Film gibi hadisenin ayrıntıları da ilginç. Astronotları daha erken getirebilecek bir SpaceX mekiği halihazırda ISS’e kenetli, ancak bu kez de SpaceX mekiğiyle Boeing’in uzay kıyafeti standartları birbirini tutmuyormuş. Astronotlar için özellikle atmosfere girerken kıyafetlerini giymeleri çok önemli. Uzay kıyafetleri mekiğin içindeki sisteme kablolarla bağlanıyor ve ani basınç ve ısı değişimlerine karşı astronotları koruyor, vücut sensörleri NASA’ya gerçek zamanlı bilgi iletiyor ve acil durumda hayatta kalmalarını kolaylaştırıyor. Astronotların kıyafetsiz şekilde, en zorlu yoldan geçecek olan mekikte uçma ihtimali herkesi endişelendiriyor, NASA’nın bu yolu seçmeyeceği konuşuluyor.
MORALLERİ YERİNDE...
Uzay çalışmalarında her ihtimale karşı eğitilen ve hazırlanan astronotlar için bu durum asla beklenmedik bir senaryo değil. Daha önce de uzayda kalan bir astronot olmuş: Sovyet kozmonot Sergei Krikalev, SSCB’nin (Sovyetler Birliği) Mir Uzay İstasyonu’nda tam 311 gün mahsur kalmış. Krikalev geri döndüğünde Sovyetler dağılmıştı. Butch ve Suni için senaryo o kadar vahim olmasa da nasıl hissettikleri herkesçe merak ediliyor. Suni’nin eşi Michael (61), WSJ’ye verdiği röportajda “O en sevdiği yerde, uzayda sonsuza kadar bile kalsa mutlu olurdu” diyor. Butch’ın hanımı Deanna ise eşinin “Tanrı’nın takdiri böyleymiş” diye düşündüğünü anlatıyor. Hikâye insanlığa ibretlik olduğu için olayda Tanrısal bir müdahale bulunmasına şaşırmam.
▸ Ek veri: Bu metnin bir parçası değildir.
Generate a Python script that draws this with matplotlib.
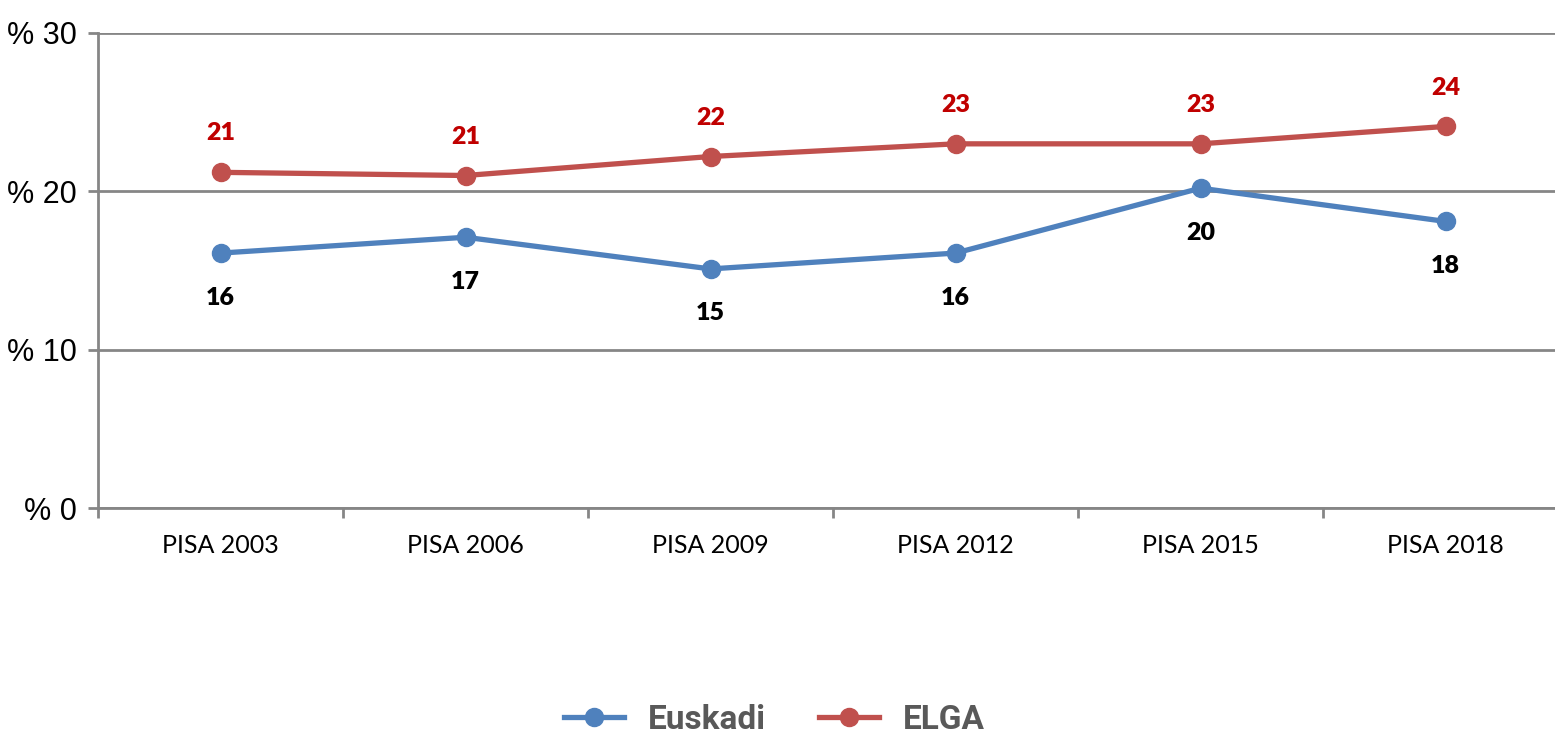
import matplotlib.pyplot as plt
from matplotlib.lines import Line2D

# datos
categorias = ['PISA 2003', 'PISA 2006', 'PISA 2009', 'PISA 2012', 'PISA 2015', 'PISA 2018']
euskadi = [16.1, 17.1, 15.1, 16.1, 20.2, 18.1]
elga = [21.2, 21.0, 22.2, 23.0, 23.0, 24.1]
yticks = [0, 10, 20, 30]
ytick_labels = ['% 0', '% 10', '% 20', '% 30']

azul = '#4F81BD'
rojo = '#C0504D'
gris = '#868686'

fig = plt.figure(figsize=(15.55, 7.35), dpi=100)
ax = fig.add_axes([98 / 1555, 1 - 508 / 735, 6 * 245 / 1555, 475 / 735])

x = list(range(len(categorias)))
ax.plot(x, euskadi, color=azul, lw=3.8, marker='o', ms=13, zorder=3)
ax.plot(x, elga, color=rojo, lw=3.8, marker='o', ms=13, zorder=3)

# etiquetas de datos
for i in x:
    ax.annotate(f'{euskadi[i]:.0f}', (i, euskadi[i]), xytext=(0, -32), textcoords='offset points',
                ha='center', va='center', fontsize=18, fontweight='heavy', color='black',
                family='Lato')
    ax.annotate(f'{elga[i]:.0f}', (i, elga[i]), xytext=(0, 28), textcoords='offset points',
                ha='center', va='center', fontsize=18, fontweight='heavy', color='#C00000',
                family='Lato')

ax.set_xlim(-0.5, 5.5)
ax.set_ylim(0, 30)
ax.set_yticks(yticks)
ax.set_yticklabels(ytick_labels, fontsize=22, family='Liberation Sans')
ax.yaxis.grid(True, color=gris, lw=2)
ax.set_axisbelow(True)

ax.set_xticks(x)
ax.set_xticklabels(categorias, fontsize=18, family='Lato')
ax.set_xticks([i - 0.5 for i in range(7)], minor=True)
ax.tick_params(axis='x', which='major', length=0, pad=19)
ax.tick_params(axis='x', which='minor', length=7, width=2, color=gris)
ax.tick_params(axis='y', length=7, width=2, color=gris, pad=8)

for s in ['top', 'right']:
    ax.spines[s].set_visible(False)
for s in ['left', 'bottom']:
    ax.spines[s].set_color(gris)
    ax.spines[s].set_linewidth(2)

handles = [Line2D([], [], color=azul, lw=3.8, marker='o', ms=13),
           Line2D([], [], color=rojo, lw=3.8, marker='o', ms=13)]
leg = fig.legend(handles, ['Euskadi', 'ELGA'], loc='center', bbox_to_anchor=(0.498, 1 - 720 / 735),
                 ncol=2, frameon=False, handlelength=1.8, handletextpad=0.7, columnspacing=1.6,
                 prop={'family': 'Roboto', 'weight': 'bold', 'size': 24})
for t in leg.get_texts():
    t.set_color('#595959')

fig.savefig('out.png', dpi=100)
Ya da belki de insanın Tanrı’yı oynarken mükemmel olmadığını unutması ve nefsine fena halde kapılmasıyla ilgilidir her şey.
EN ÇOK CEO ORADA OLMAK İSTERDİ!
Şu sıralar dünyanın kendini en kötü hisseden firması, ki gerçekten çalışanlarına tüm samimiyetimle üzülüyorum, Boeing olmalı. Bir zamanların efsanevi uçak ve havacılık şirketinin öyle bir CEO’su var ki… Haline acırsınız… Geçen haftalarda, ABD Senatosu’nda ağır haşlandığı bir sorgulamaya denk gelmiştim. Bu yıl sonunda görevden uzaklaştırılacak olan Dave Calhoun, kendisine yıllık 32,8 milyon dolar maaş bağlatıp 8 yıl boyunca hiçbir çalışanına zam yapmadığı söylenen bir insan sıfatıyla oturuyordu kongrenin duruşma kürsüsünde. Videoyu internette bulabilirsiniz. Senatör Josh Hawley, Amerikalıların deyimiyle CEO’yu kürsüde açıkça ‘kızartıyor’. Koca bir endüstri devinin, her Amerikalının gurur duyduğu milli bir şirketin, liyakatsizlik ve açgözlülük yüzünden paslandığı anlaşılıyor. Zannediyorum ki şu anda o astronotların yerine 8 ay Dünya’nın dışında kalmayı düşleyen, hatta Mars’taki ilk koloniyi kurup bir daha geri dönmeyecek insan olmayı en çok isteyen odur.